SUPPLIED INFORMATION:
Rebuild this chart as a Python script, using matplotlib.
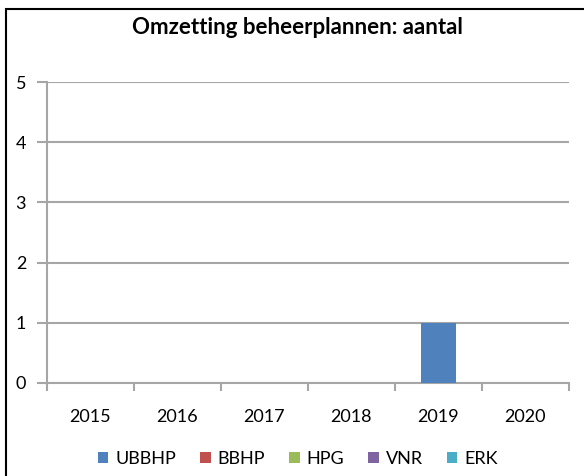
import matplotlib
matplotlib.use('Agg')
import matplotlib.pyplot as plt
import numpy as np
from matplotlib.patches import Rectangle

years = ['2015', '2016', '2017', '2018', '2019', '2020']
series = ['UBBHP', 'BBHP', 'HPG', 'VNR', 'ERK']
ubbhp = [0, 0, 0, 0, 1, 0]
bbhp = [0, 0, 0, 0, 0, 0]
hpg = [0, 0, 0, 0, 0, 0]
vnr = [0, 0, 0, 0, 0, 0]
erk = [0, 0, 0, 0, 0, 0]
colors = ['#4F81BD', '#C0504D', '#9BBB59', '#8064A2', '#4BACC6']

plt.rcParams['font.family'] = ['Lato', 'DejaVu Sans']

fig = plt.figure(figsize=(5.84, 4.76), dpi=100)
ax = fig.add_axes([0.0805, 0.1954, 0.8935, 0.6323])

# figure border (cut off at right and bottom like the original)
fig.patches.append(Rectangle((6 / 584, -0.01), 1.0, 1 - 9 / 476 + 0.01,
                             transform=fig.transFigure, fill=False,
                             edgecolor='black', linewidth=1.5))

x = np.arange(len(years))
bottom = np.zeros(len(years))
for name, vals, c in zip(series, [ubbhp, bbhp, hpg, vnr, erk], colors):
    ax.bar(x, vals, width=0.4, bottom=bottom, color=c, label=name, zorder=3)
    bottom += np.array(vals)

ax.set_xlim(-0.5, len(years) - 0.5)
ax.set_ylim(0, 5)
ax.set_yticks(range(6))
ax.yaxis.grid(True, color='#A6A6A6', linewidth=1.5, zorder=0)
ax.set_axisbelow(True)

for s in ['top', 'right']:
    ax.spines[s].set_visible(False)
for s in ['left', 'bottom']:
    ax.spines[s].set_color('#A6A6A6')
    ax.spines[s].set_linewidth(1.5)

ax.set_xticks(x)
ax.set_xticklabels(years)
ax.set_xticks(np.arange(-0.5, len(years)), minor=True)
ax.tick_params(axis='x', which='major', length=0, pad=19, labelsize=13)
ax.tick_params(axis='x', which='minor', length=6, width=1.5, color='#A6A6A6')
ax.tick_params(axis='y', length=7, width=1.5, color='#A6A6A6', pad=8, labelsize=13)

fig.suptitle('Omzetting beheerplannen: aantal', fontweight='bold', fontsize=16,
             x=0.51, y=1 - 27 / 476, va='center')

fig.legend(loc='center', bbox_to_anchor=(0.51, 0.036), ncol=5, frameon=False,
           fontsize=13, handlelength=0.6, handleheight=0.6, handletextpad=0.4,
           columnspacing=1.3)

fig.savefig('out.png', dpi=100)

TASK GOAL: Skip the pictures, then retype every line above exactly.

ANSWER IN FULL:
Rebuild this chart as a Python script, using matplotlib.
import matplotlib
matplotlib.use('Agg')
import matplotlib.pyplot as plt
import numpy as np
from matplotlib.patches import Rectangle

years = ['2015', '2016', '2017', '2018', '2019', '2020']
series = ['UBBHP', 'BBHP', 'HPG', 'VNR', 'ERK']
ubbhp = [0, 0, 0, 0, 1, 0]
bbhp = [0, 0, 0, 0, 0, 0]
hpg = [0, 0, 0, 0, 0, 0]
vnr = [0, 0, 0, 0, 0, 0]
erk = [0, 0, 0, 0, 0, 0]
colors = ['#4F81BD', '#C0504D', '#9BBB59', '#8064A2', '#4BACC6']

plt.rcParams['font.family'] = ['Lato', 'DejaVu Sans']

fig = plt.figure(figsize=(5.84, 4.76), dpi=100)
ax = fig.add_axes([0.0805, 0.1954, 0.8935, 0.6323])

# figure border (cut off at right and bottom like the original)
fig.patches.append(Rectangle((6 / 584, -0.01), 1.0, 1 - 9 / 476 + 0.01,
                             transform=fig.transFigure, fill=False,
                             edgecolor='black', linewidth=1.5))

x = np.arange(len(years))
bottom = np.zeros(len(years))
for name, vals, c in zip(series, [ubbhp, bbhp, hpg, vnr, erk], colors):
    ax.bar(x, vals, width=0.4, bottom=bottom, color=c, label=name, zorder=3)
    bottom += np.array(vals)

ax.set_xlim(-0.5, len(years) - 0.5)
ax.set_ylim(0, 5)
ax.set_yticks(range(6))
ax.yaxis.grid(True, color='#A6A6A6', linewidth=1.5, zorder=0)
ax.set_axisbelow(True)

for s in ['top', 'right']:
    ax.spines[s].set_visible(False)
for s in ['left', 'bottom']:
    ax.spines[s].set_color('#A6A6A6')
    ax.spines[s].set_linewidth(1.5)

ax.set_xticks(x)
ax.set_xticklabels(years)
ax.set_xticks(np.arange(-0.5, len(years)), minor=True)
ax.tick_params(axis='x', which='major', length=0, pad=19, labelsize=13)
ax.tick_params(axis='x', which='minor', length=6, width=1.5, color='#A6A6A6')
ax.tick_params(axis='y', length=7, width=1.5, color='#A6A6A6', pad=8, labelsize=13)

fig.suptitle('Omzetting beheerplannen: aantal', fontweight='bold', fontsize=16,
             x=0.51, y=1 - 27 / 476, va='center')

fig.legend(loc='center', bbox_to_anchor=(0.51, 0.036), ncol=5, frameon=False,
           fontsize=13, handlelength=0.6, handleheight=0.6, handletextpad=0.4,
           columnspacing=1.3)

fig.savefig('out.png', dpi=100)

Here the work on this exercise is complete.